Band electrifies indie crowd
John Darnielle, guitarists, keyboardist and lead singer of The Mountain Goats, said it best on Friday night, “Some artists would use stencils, but they’re just posers.”
It speaks to not only the oddly-hipster style of the band, but even more so to the quality and care that the members put into all their work — their shows in particular.
Whether it was the get-to-know-your-neighbor venue style or the lackadaisical nature of the artists — probably both, honestly — the set Friday night at Fitzgerald’s was incredible.
Opening up with Nurses was a brilliant move on the part of The Mountain Goats.
Portland-based Nurses complemented the often deconstructed tone The Goats put on with their tight and oddly-distinctive drumbeats.
Their first few songs felt a bit like an unplugged OneRepublic, but it quickly morphed into a catchy Portland, indie style with the unique mix of interweaving synthesizers and keyboards.
Singer Aaron Chapman’s finely tuned falsetto only added to their charm.
The main attraction completely dominated the night, of course.
Walking on stage to an unseen piano introduction in their untailored and unbuttoned suits, The Mountain Goats, consisting of Darnielle, bassist Peter Hughes and drummer Jon Wurster, caused an uproar.
Hailing from Clarmont, Calif., Darnielle has been keeping the band afloat since 1991.

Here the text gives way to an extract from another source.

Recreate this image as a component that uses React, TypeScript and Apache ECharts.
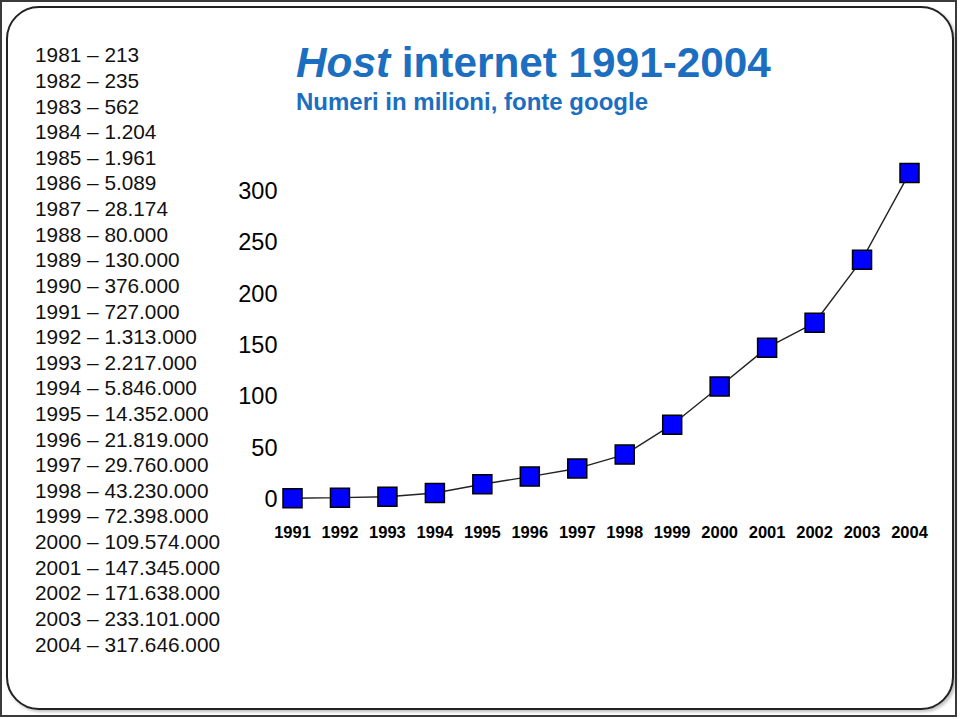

His experience behind the microphone translated directly into his ease and comfort on stage, not even thinking about breaking into a story about how he wanted to make thousands of custom LP covers for his fans.
He was unabashed in telling the audience to shut up or say how he genuinely really liked Houston despite what “trash” other Texans may say about our city.
Darnielle and his songs have a way of making someone extremely cheerful, that is, until that person actually listens to the lyrics of the songs.
The album “Sunset Tree,” the most acclaimed of their extensive repertoire, chronicles the child abuse Darnielle suffered from his alcoholic stepfather in a disturbingly pleasant way.
Their songs range from reflective acoustic ones to peppy keyboard and bass combos.
Of course, all have a unique and purposefully amateur charm to them. Each is like a short story set to song; the lyrics are the most important quality of this band’s music.
The intimacy of the show really electrified the already uncommonly excited indie crowd.
Favorites like “Ever Death Metal Band Out of Denton,” “No Children,” and “This Year” brought the crowds to an impressively hard to illicit back-and-forth sway.
By the encore, Darnielle was having such a good time that he went out into the crowd and embraced the heads of a few lucky fans.
Overall, both bands gave a spectacular show that definitely merits a second or even a third purchase.